— START Provided records —
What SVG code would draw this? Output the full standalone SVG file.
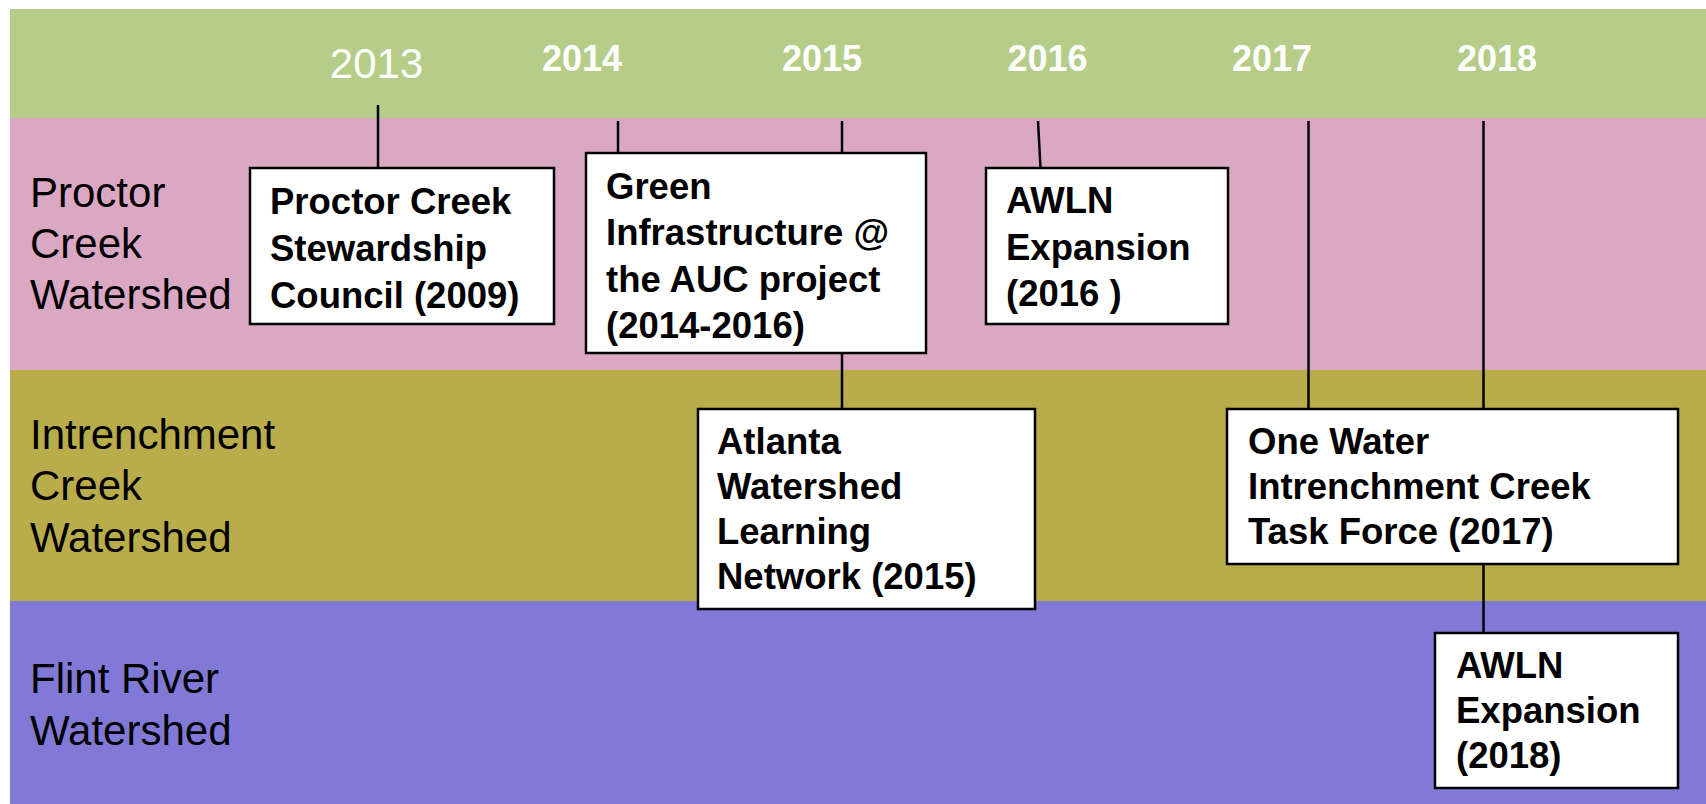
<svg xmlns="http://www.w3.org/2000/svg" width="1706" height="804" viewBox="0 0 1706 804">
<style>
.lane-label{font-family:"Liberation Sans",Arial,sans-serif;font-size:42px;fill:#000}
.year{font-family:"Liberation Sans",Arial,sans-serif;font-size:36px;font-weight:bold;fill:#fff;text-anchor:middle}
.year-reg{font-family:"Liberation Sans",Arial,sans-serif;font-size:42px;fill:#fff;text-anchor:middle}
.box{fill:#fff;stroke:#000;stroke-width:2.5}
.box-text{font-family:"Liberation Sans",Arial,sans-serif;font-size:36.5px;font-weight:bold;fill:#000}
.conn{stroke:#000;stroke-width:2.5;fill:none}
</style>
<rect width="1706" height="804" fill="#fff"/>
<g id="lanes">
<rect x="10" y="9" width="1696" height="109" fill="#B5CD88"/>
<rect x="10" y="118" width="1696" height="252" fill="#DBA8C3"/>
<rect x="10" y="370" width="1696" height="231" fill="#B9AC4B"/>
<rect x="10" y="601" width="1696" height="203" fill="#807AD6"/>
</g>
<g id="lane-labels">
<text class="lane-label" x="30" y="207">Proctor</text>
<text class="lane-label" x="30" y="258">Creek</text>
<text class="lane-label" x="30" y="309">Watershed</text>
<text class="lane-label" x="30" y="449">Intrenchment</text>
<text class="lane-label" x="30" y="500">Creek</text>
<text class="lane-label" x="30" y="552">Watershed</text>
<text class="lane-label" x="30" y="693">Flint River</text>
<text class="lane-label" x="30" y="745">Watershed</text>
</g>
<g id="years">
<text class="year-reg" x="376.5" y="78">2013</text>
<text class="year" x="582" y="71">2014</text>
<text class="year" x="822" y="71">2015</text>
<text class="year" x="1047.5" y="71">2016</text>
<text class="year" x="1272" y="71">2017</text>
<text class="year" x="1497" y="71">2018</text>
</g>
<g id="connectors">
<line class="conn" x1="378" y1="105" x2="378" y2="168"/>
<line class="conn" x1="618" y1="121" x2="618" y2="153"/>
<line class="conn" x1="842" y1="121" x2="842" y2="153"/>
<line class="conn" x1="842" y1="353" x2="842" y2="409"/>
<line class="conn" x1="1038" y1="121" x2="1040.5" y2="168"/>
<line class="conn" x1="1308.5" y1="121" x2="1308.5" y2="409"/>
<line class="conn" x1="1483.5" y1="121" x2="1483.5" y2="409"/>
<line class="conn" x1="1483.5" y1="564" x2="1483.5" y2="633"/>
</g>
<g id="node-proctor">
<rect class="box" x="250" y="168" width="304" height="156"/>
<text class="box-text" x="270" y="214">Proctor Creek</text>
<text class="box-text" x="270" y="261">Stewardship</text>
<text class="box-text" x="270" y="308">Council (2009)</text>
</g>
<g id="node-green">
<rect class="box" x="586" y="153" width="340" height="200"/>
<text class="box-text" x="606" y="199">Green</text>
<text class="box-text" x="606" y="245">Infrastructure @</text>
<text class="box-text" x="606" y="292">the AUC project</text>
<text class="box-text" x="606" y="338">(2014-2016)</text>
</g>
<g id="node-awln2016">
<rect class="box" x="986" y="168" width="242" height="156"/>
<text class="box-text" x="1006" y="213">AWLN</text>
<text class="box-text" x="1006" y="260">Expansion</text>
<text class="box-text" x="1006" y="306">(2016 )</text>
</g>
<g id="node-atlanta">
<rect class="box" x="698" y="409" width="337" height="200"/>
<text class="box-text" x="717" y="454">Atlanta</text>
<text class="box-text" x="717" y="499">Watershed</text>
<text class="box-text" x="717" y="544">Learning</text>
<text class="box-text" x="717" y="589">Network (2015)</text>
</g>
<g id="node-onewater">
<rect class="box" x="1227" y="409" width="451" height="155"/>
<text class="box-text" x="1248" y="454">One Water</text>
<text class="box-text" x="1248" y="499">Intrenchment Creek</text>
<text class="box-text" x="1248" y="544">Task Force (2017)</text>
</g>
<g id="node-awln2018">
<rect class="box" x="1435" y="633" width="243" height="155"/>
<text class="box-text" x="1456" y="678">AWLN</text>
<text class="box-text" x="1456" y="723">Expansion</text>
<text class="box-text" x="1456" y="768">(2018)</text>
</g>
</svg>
— END Provided records —
— START Provided records —
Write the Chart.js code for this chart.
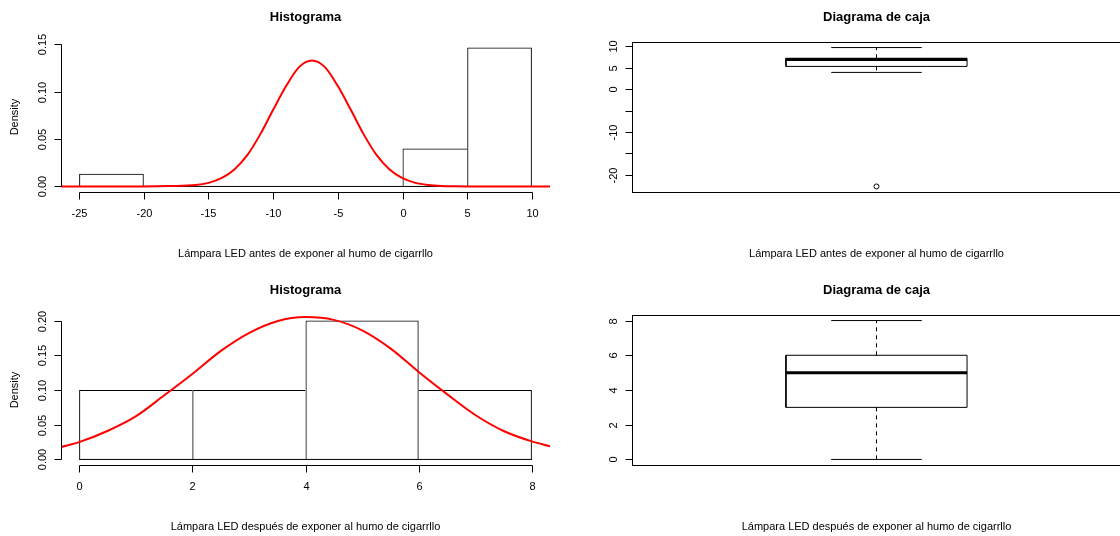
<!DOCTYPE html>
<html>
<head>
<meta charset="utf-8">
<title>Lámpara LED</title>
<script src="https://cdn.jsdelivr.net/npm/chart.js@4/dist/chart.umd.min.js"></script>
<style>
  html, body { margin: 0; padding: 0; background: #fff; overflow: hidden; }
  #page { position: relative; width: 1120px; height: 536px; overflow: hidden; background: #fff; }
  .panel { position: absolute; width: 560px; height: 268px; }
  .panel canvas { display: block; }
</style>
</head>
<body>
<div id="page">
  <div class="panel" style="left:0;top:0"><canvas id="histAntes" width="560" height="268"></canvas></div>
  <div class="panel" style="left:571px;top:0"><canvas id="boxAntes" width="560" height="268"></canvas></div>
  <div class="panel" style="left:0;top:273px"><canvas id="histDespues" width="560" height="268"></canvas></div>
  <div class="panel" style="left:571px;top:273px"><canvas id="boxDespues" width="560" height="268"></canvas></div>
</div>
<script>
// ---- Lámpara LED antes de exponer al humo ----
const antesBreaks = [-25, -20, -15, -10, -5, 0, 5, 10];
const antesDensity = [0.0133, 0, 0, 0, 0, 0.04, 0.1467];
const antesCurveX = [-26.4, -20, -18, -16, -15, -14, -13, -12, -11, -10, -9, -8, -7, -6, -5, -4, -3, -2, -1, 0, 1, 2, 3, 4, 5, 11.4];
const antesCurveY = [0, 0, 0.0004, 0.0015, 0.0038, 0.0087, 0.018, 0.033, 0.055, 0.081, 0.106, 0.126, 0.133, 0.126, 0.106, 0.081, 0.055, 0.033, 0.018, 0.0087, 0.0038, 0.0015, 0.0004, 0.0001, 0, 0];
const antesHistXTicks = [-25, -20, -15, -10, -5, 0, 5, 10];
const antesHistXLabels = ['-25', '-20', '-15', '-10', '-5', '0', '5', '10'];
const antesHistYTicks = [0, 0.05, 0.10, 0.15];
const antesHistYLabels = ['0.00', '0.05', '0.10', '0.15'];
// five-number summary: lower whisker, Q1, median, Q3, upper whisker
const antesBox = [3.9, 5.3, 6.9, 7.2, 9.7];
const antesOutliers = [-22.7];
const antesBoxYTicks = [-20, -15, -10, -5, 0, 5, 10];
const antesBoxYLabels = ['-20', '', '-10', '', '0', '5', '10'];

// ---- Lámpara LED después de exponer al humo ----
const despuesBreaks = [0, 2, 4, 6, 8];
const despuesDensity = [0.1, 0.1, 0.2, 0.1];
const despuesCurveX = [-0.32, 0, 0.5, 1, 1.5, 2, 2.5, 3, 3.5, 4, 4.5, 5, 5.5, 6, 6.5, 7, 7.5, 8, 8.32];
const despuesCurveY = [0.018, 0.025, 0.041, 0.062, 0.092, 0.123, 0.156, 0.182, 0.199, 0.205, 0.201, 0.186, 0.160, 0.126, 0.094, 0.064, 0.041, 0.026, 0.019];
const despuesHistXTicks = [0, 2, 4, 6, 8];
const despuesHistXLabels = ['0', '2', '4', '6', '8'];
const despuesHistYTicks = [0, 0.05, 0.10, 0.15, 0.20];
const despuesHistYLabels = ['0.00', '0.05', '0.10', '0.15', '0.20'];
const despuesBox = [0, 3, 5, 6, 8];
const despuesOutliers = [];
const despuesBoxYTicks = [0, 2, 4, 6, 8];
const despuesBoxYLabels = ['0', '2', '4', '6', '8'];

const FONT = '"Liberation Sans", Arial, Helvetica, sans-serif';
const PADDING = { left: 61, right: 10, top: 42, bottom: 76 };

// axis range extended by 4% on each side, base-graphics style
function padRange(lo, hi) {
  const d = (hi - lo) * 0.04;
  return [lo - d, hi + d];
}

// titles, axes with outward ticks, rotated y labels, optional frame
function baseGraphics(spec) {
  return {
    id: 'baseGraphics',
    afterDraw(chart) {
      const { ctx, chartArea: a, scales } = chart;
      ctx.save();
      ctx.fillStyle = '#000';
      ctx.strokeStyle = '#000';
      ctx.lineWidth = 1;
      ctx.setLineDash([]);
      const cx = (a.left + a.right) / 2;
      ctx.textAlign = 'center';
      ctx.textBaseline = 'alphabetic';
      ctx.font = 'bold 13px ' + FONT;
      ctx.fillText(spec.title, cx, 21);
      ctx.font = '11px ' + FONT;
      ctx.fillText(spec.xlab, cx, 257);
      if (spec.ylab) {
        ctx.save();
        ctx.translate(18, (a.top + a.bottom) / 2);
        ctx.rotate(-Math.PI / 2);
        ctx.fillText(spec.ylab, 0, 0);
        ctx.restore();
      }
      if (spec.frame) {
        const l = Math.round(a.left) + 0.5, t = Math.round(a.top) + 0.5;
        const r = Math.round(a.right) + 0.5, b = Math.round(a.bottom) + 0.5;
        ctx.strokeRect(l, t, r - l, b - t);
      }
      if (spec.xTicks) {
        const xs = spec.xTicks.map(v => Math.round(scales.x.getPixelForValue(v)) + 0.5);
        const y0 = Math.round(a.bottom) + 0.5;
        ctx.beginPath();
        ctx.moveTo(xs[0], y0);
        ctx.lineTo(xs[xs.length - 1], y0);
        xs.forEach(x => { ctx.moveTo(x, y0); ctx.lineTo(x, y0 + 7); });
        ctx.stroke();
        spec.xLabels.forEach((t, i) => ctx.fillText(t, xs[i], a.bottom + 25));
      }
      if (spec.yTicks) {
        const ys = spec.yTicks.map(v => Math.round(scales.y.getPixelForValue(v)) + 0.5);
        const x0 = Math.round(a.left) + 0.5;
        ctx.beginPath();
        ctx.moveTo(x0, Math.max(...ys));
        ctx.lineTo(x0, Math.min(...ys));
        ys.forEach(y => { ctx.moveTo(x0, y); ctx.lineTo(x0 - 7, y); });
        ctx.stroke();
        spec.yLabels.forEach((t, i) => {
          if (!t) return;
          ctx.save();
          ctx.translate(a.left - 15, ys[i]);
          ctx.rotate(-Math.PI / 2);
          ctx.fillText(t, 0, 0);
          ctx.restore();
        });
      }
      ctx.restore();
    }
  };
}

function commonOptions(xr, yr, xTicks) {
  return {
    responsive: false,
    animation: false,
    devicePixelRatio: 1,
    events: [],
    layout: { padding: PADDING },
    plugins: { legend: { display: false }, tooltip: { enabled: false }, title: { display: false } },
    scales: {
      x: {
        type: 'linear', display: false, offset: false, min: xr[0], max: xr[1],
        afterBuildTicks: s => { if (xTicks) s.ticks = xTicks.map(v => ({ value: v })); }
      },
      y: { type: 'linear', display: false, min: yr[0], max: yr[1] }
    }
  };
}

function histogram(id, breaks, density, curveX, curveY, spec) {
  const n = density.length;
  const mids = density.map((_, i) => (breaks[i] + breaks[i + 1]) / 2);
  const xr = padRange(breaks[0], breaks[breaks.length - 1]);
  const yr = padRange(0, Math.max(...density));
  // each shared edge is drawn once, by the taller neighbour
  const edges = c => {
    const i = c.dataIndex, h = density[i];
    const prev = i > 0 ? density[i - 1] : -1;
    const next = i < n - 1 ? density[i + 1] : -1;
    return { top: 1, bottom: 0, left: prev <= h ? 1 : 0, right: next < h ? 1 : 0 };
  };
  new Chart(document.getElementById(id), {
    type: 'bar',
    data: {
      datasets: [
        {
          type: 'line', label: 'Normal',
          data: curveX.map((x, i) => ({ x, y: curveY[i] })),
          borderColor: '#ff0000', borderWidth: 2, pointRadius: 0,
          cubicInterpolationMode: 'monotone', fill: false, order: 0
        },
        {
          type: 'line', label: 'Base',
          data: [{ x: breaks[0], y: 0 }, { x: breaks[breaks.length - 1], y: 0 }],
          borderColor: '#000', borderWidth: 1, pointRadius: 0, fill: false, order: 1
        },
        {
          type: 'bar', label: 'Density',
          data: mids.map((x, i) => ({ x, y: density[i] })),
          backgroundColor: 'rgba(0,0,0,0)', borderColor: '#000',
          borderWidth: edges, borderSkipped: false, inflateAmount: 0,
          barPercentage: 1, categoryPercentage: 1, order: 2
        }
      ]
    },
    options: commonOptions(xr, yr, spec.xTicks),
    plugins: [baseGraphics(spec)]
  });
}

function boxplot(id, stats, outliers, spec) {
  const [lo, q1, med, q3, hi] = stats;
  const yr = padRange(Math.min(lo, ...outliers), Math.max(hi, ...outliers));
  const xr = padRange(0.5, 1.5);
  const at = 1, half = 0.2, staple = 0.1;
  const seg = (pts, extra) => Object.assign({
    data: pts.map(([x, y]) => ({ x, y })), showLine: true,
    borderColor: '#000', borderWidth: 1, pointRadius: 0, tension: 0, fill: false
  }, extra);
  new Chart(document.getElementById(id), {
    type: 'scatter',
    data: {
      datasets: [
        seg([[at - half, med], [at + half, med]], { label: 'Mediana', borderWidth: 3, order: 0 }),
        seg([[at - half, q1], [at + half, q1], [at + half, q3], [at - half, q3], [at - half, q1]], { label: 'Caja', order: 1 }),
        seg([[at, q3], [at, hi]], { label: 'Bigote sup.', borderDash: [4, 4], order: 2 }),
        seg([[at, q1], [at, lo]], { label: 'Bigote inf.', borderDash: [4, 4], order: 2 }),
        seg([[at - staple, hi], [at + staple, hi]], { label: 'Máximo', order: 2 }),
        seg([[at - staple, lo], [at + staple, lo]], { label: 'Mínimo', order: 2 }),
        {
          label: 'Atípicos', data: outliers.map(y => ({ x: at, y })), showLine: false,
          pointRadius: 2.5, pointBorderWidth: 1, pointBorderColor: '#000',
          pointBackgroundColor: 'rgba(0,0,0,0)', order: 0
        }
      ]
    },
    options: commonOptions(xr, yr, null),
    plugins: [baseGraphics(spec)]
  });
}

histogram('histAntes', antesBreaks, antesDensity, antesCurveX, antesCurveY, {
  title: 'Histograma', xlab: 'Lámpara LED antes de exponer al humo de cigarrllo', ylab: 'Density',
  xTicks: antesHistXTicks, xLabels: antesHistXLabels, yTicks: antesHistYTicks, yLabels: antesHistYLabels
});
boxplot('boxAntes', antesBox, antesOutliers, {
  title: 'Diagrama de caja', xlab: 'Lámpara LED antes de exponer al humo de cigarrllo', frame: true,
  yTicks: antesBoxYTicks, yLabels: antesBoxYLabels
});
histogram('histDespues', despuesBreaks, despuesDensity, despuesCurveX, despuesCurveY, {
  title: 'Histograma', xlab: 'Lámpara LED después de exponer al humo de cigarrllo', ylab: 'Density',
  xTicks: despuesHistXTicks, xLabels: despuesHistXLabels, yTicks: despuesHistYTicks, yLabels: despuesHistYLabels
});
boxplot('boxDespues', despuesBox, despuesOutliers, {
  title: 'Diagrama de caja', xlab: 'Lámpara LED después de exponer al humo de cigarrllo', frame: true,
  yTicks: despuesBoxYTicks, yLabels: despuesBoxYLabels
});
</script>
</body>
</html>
— END Provided records —
# The exercise
Pull out each line of the listing that holds the string "code".

# Exercise result
What SVG code would draw this? Output the full standalone SVG file.
Write the Chart.js code for this chart.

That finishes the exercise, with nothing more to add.